# Source material
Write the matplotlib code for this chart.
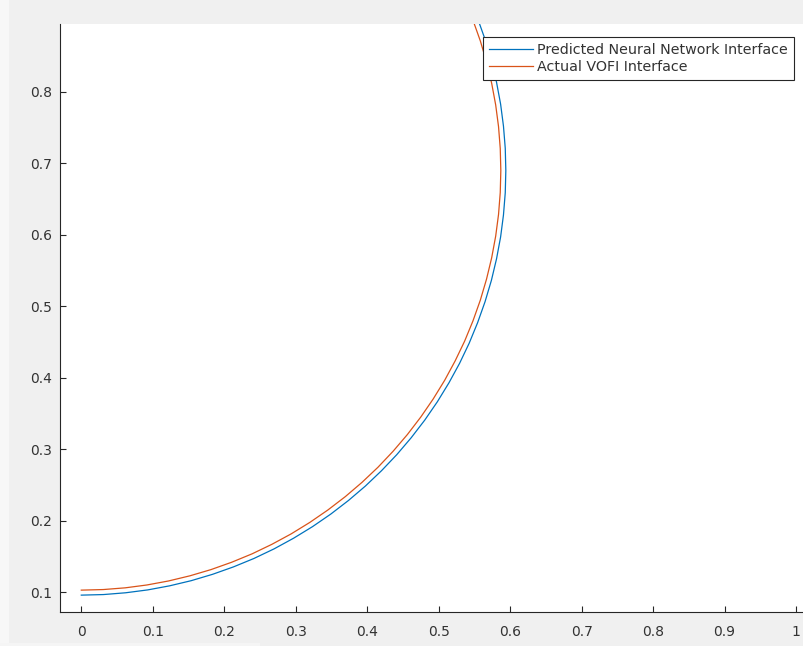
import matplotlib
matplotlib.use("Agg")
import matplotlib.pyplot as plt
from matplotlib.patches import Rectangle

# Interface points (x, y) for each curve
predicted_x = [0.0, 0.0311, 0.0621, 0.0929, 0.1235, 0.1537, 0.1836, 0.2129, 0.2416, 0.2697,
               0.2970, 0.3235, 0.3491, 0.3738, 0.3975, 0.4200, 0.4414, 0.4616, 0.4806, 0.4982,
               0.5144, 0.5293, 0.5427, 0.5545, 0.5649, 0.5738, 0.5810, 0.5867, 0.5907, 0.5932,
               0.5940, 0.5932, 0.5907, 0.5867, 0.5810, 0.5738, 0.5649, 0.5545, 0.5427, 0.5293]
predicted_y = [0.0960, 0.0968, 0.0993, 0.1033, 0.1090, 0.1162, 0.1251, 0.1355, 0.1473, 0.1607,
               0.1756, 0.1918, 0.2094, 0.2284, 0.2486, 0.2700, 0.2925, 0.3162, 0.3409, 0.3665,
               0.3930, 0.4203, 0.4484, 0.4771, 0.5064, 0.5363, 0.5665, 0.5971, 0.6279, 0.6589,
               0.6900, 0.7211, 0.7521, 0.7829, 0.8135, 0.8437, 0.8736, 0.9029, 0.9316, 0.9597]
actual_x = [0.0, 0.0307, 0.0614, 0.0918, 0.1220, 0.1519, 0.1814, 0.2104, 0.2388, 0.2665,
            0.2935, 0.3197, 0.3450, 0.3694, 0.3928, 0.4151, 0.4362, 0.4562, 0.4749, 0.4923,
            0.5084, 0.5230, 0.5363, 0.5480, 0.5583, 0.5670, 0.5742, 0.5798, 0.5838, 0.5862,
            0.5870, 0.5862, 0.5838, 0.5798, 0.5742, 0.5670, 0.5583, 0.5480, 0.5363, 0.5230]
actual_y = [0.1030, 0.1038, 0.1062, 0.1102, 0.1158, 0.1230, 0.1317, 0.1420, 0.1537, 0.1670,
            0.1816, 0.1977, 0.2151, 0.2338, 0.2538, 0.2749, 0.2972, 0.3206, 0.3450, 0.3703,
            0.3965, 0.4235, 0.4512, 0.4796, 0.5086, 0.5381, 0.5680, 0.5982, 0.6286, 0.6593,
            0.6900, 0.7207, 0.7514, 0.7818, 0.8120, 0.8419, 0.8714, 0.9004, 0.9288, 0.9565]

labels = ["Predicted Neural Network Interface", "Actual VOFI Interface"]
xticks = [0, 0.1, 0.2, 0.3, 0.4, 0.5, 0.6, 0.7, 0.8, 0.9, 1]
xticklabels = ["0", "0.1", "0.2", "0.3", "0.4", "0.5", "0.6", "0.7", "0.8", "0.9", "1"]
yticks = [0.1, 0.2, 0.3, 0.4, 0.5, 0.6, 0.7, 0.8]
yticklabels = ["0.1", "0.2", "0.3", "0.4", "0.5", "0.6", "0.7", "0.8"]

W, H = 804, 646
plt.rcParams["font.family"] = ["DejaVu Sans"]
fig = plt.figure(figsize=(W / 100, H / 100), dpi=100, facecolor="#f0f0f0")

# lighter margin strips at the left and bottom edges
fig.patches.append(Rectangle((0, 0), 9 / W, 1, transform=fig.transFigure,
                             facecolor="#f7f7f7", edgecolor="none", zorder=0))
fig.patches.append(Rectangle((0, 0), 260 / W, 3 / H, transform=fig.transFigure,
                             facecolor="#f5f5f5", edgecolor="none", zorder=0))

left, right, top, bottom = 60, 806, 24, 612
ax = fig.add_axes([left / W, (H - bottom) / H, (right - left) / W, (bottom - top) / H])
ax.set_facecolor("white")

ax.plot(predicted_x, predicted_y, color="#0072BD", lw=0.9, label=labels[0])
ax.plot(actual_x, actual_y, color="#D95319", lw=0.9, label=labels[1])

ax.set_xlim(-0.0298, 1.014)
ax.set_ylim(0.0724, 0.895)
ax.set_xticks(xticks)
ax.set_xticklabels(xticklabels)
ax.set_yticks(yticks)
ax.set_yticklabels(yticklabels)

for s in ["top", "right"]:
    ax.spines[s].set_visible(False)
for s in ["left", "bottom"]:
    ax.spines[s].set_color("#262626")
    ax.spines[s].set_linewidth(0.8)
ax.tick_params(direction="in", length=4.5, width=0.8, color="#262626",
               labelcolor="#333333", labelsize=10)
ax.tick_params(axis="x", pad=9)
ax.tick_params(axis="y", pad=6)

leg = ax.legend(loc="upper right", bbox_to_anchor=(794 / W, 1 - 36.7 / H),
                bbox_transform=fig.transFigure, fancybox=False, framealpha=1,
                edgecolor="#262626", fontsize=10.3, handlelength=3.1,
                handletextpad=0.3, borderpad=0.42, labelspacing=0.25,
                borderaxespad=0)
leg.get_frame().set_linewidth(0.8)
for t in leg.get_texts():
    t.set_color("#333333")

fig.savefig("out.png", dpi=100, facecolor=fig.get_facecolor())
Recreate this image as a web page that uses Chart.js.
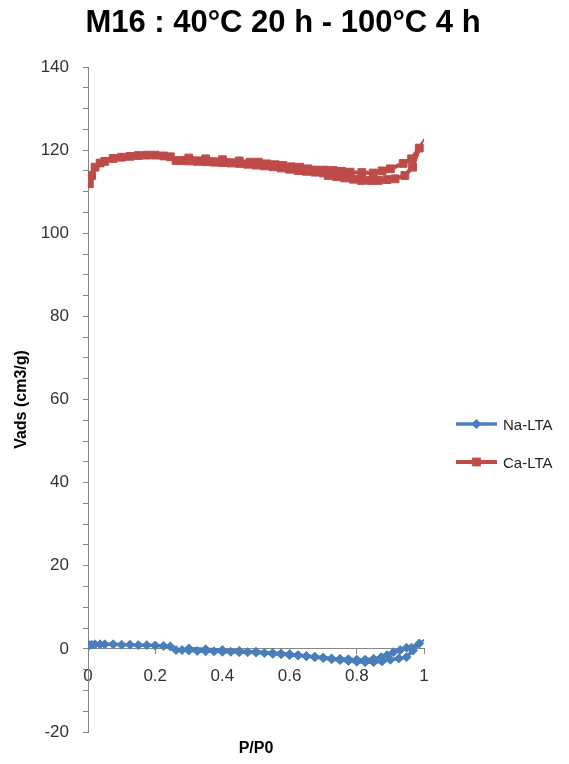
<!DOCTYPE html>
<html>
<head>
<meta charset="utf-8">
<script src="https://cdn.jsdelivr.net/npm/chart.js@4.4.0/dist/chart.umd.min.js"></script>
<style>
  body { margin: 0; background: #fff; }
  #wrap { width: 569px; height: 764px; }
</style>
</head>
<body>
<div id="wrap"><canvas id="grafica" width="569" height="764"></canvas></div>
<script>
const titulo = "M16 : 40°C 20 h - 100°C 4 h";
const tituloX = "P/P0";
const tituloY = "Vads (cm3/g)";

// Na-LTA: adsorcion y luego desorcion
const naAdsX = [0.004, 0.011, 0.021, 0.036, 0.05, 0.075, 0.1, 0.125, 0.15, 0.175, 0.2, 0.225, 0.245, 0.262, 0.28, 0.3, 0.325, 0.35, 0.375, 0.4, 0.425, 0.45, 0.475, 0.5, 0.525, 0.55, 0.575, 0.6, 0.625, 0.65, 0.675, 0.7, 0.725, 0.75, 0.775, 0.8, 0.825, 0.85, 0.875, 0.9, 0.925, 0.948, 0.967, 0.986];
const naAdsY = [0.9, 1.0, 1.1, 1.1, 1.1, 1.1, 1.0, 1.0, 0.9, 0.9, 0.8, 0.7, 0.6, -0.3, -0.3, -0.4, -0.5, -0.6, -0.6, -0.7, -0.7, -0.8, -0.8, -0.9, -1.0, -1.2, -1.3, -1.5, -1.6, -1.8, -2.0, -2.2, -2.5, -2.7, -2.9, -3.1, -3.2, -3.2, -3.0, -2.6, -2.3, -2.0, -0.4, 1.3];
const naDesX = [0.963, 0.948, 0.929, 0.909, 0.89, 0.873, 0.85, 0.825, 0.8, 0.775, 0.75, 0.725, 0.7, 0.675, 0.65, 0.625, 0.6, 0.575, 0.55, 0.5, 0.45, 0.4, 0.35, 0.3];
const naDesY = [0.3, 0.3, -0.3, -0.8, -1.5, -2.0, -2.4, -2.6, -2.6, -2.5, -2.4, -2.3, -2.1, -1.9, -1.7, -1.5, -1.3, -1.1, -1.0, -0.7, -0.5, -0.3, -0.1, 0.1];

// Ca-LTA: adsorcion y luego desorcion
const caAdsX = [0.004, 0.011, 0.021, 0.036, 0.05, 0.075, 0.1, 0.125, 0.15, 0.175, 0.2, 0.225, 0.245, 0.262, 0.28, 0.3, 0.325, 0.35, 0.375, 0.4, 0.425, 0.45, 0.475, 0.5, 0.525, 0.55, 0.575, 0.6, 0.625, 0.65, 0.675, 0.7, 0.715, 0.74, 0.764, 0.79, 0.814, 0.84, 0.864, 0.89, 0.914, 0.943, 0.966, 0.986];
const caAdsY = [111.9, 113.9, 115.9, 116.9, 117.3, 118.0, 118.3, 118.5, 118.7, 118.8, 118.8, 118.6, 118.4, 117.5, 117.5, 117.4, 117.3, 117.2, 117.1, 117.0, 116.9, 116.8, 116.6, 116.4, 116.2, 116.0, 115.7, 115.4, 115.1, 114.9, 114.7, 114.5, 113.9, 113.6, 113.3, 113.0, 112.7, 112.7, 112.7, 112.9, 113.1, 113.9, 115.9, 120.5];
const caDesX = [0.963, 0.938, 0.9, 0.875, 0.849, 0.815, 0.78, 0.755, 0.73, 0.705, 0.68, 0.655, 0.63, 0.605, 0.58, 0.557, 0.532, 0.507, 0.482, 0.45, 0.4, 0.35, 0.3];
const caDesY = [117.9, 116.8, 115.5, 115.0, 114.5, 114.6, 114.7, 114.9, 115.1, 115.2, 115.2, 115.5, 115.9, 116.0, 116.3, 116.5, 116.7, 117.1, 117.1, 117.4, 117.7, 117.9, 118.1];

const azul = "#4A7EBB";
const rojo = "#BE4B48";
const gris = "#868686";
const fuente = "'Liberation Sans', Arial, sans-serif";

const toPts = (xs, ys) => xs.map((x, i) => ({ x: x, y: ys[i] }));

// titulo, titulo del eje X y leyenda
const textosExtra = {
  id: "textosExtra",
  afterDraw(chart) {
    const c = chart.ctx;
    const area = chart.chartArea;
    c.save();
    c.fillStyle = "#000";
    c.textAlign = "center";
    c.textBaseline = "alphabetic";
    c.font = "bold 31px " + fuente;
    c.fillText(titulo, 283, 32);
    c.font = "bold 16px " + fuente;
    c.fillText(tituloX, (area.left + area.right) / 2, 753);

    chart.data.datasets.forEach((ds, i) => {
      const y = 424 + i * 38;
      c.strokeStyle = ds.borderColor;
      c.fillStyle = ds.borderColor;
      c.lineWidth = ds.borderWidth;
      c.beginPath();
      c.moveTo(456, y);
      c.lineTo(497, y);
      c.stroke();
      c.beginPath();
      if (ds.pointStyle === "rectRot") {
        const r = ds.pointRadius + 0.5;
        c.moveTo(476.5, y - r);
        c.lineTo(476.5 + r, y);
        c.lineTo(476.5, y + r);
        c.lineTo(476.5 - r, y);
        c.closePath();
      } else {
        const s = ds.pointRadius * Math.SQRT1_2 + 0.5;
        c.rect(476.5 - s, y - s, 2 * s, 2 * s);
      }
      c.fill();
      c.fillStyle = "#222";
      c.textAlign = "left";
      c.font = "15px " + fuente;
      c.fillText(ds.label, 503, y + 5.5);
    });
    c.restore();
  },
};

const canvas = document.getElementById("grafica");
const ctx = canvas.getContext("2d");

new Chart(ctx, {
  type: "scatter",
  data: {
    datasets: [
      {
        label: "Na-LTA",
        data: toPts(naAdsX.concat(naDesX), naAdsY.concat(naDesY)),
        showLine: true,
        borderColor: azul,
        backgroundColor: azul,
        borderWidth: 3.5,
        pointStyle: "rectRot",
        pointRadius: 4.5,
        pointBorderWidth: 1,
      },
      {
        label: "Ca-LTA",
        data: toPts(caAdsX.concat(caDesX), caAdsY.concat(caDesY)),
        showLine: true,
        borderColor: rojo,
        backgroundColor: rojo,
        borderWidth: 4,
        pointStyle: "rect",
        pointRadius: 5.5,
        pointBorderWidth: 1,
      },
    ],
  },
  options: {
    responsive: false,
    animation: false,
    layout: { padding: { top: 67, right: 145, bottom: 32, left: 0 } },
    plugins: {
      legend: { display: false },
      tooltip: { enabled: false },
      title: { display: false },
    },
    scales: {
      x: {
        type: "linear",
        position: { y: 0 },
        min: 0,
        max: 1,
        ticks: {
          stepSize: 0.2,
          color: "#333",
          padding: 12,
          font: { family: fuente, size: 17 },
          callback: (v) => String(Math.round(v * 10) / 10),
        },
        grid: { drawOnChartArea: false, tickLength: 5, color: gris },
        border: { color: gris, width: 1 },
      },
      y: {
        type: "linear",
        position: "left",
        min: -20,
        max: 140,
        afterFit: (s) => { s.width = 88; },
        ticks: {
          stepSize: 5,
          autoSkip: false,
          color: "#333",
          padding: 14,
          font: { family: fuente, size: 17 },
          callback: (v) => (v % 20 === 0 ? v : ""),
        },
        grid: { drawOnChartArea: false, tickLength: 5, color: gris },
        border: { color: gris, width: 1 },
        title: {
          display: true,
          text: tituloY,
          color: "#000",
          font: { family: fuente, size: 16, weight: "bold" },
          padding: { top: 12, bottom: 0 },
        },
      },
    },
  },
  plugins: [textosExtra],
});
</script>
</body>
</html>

# Requirement
Start at the first line of the records and write out everything up to and including the line containing "from matplotlib.patches import Rectangle". No pictures.

# Problem solution
Write the matplotlib code for this chart.
import matplotlib
matplotlib.use("Agg")
import matplotlib.pyplot as plt
from matplotlib.patches import Rectangle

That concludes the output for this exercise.